None of this would be a problem - people are entitled to put whatever crap they want on their blogs, just as others are entitled to mouth off about them. Except that Third Best, you'll see by clicking on that link, has been picked up by The Age. This is important. Being hosted by a media organisation with a reputation for 'quality' and 'intellect' sets up a conflict at Third Best between the traditional Age reader, who expects a high standard of writing and looks to blogs for social commentary, and young, semi-literate people for whom this style of fashion reportage is a novelty, and for whom St Jerome's is the hottest bar in town.

This is a problem that The Age is facing more and more as its website moves relentlessly downmarket. In the interests of disclosure, I should mention that I was one of four candidates interviewed for the position of online community editor at The Age, and was phlegmatic when James Farmer got the job instead. Farmer's background is in the pedagogy of blogging, and under his stewardship I anticipated a thoughtful development of blogs that was sympathetic to the heritage of The Age.

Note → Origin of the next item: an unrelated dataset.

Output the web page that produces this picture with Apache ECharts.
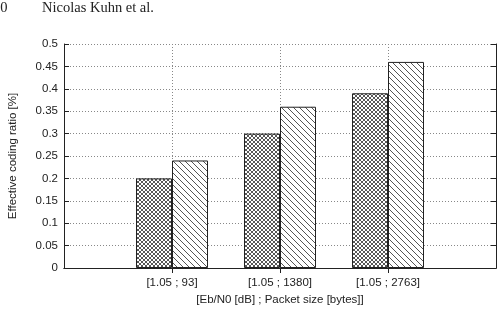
<!DOCTYPE html>
<html>
<head>
<meta charset="utf-8">
<script src="https://cdn.jsdelivr.net/npm/echarts@6/dist/echarts.min.js"></script>
<style>
  html, body { margin: 0; padding: 0; background: #fff; }
  #chart { width: 503px; height: 310px; }
</style>
</head>
<body>
<div id="chart"></div>
<script>
// data
var categories = ['', '[1.05 ; 93]', '[1.05 ; 1380]', '[1.05 ; 2763]', ''];
var crossValues = ['-', 0.20, 0.30, 0.39, '-'];
var hatchValues = ['-', 0.24, 0.36, 0.46, '-'];

// pattern tiles
function makeTile(size, dirs, color, lw) {
  var c = document.createElement('canvas');
  c.width = size; c.height = size;
  var ctx = c.getContext('2d');
  ctx.fillStyle = '#fff';
  ctx.fillRect(0, 0, size, size);
  ctx.strokeStyle = color;
  ctx.lineWidth = lw;
  for (var k = -1; k <= 1; k++) {
    if (dirs.indexOf('\\') >= 0) {
      ctx.beginPath();
      ctx.moveTo(k * size, 0);
      ctx.lineTo(k * size + size, size);
      ctx.stroke();
    }
    if (dirs.indexOf('/') >= 0) {
      ctx.beginPath();
      ctx.moveTo(k * size, size);
      ctx.lineTo(k * size + size, 0);
      ctx.stroke();
    }
  }
  return c;
}
var crossTile = makeTile(4, '\\/', '#444', 0.9);
var hatchTile = makeTile(6, '\\', '#555', 1);

var myChart = echarts.init(document.getElementById('chart'));

var dotted = { color: '#888', type: [1, 2], width: 1 };
var font = 'Liberation Sans';
var hasLabel = function (i, v) { return v !== ''; };

var option = {
  animation: false,
  textStyle: { fontFamily: font },
  grid: { left: 64, right: 7, top: 44, bottom: 42, outerBoundsMode: 'none', containLabel: false },
  graphic: [
    { type: 'text', left: -7, top: 1, style: { text: '10', font: '14.5px "Liberation Serif"', fill: '#222' } },
    { type: 'text', left: 42, top: 1, style: { text: 'Nicolas Kuhn et al.', font: '14.5px "Liberation Serif"', fill: '#222' } }
  ],
  xAxis: [
    {
      type: 'category',
      data: categories,
      boundaryGap: false,
      position: 'bottom',
      axisLine: { show: true, lineStyle: { color: '#222', width: 1 } },
      axisTick: { show: true, inside: true, length: 5, lineStyle: { color: '#222' }, interval: hasLabel },
      axisLabel: { color: '#222', fontSize: 11.5, margin: 9, interval: 0 },
      splitLine: { show: true, lineStyle: dotted, interval: hasLabel },
      name: '[Eb/N0 [dB] ; Packet size [bytes]]',
      nameLocation: 'middle',
      nameGap: 26,
      nameTextStyle: { color: '#222', fontSize: 11.5 }
    },
    {
      type: 'category',
      data: categories,
      boundaryGap: false,
      position: 'top',
      axisLine: { show: true, lineStyle: { color: '#222', width: 1 } },
      axisTick: { show: true, inside: true, length: 5, lineStyle: { color: '#222' }, interval: hasLabel },
      axisLabel: { show: false },
      splitLine: { show: false }
    }
  ],
  yAxis: [
    {
      type: 'value',
      min: 0, max: 0.5, interval: 0.05,
      position: 'left',
      axisLine: { show: true, lineStyle: { color: '#222', width: 1 } },
      axisTick: { show: true, inside: true, length: 5, lineStyle: { color: '#222' } },
      axisLabel: { color: '#222', fontSize: 11.5, margin: 6 },
      splitLine: { show: true, lineStyle: dotted },
      name: 'Effective coding ratio [%]',
      nameLocation: 'middle',
      nameGap: 45,
      nameTextStyle: { color: '#222', fontSize: 11.5 }
    },
    {
      type: 'value',
      min: 0, max: 0.5, interval: 0.05,
      position: 'right',
      axisLine: { show: true, lineStyle: { color: '#222', width: 1 } },
      axisTick: { show: true, inside: true, length: 5, lineStyle: { color: '#222' } },
      axisLabel: { show: false },
      splitLine: { show: false }
    }
  ],
  series: [
    {
      name: 'cross',
      type: 'bar',
      data: crossValues,
      barWidth: 36,
      barGap: '0%',
      itemStyle: { color: { image: crossTile, repeat: 'repeat' }, borderColor: '#222', borderWidth: 1 }
    },
    {
      name: 'hatch',
      type: 'bar',
      data: hatchValues,
      barWidth: 36,
      barGap: '0%',
      itemStyle: { color: { image: hatchTile, repeat: 'repeat' }, borderColor: '#222', borderWidth: 1 }
    }
  ]
};

myChart.setOption(option);
</script>
</body>
</html>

I have no idea what editorial and commercial pressures Farmer faces at Fairfax Digital, but the many blogs that have sprung up since his appointment are mostly complete crap. Third Best is perhaps the worst of all in terms of the standard of writing and the sophistication of the content. But commercial blogging is all about audiences; and people go to Third Best not only to be fashion tourists at St Jerome's, but also to mock the outfits and get outraged by the woolly-headedness of the bloggers.

When criticised, Nadia and Adele fall back on the fact of their endorsement by The Age as a raison d'etre. It's the idea that "if a newspaper believes we're worth hosting, then we're worth reading" - or, less elegantly, "We know we suck, and The Age publishes us anyway, so who's the real sucka?" And anyone who criticises is only doing it because "ur just jal00z". Jealous at not being photographed for the blog; jealous at not having the same publishing opportunities.

That is precisely the frustrating thing for me. Despite their complete lack of insight into the clothes they document, despite the fact that they aren't doing anything innovative, despite their complete refusal to show why Melbourne even needs a blog like Third Best, Nadia and Adele take on a certain authority because of their prominent position in the media. Fashion students and enthusiasts are going to link to their inane ramblings from their own blogs; journalists are going to interview them as 'fashion commentators'.

It makes me incredibly angry when Australian media outlets abandon any commitment whatsoever to innovative thought. Blogging does not need to be stupid; but for some reason our paper of record has decided that fashion is such a ridiculous subject that it deserves to be documented by a pair of clowns.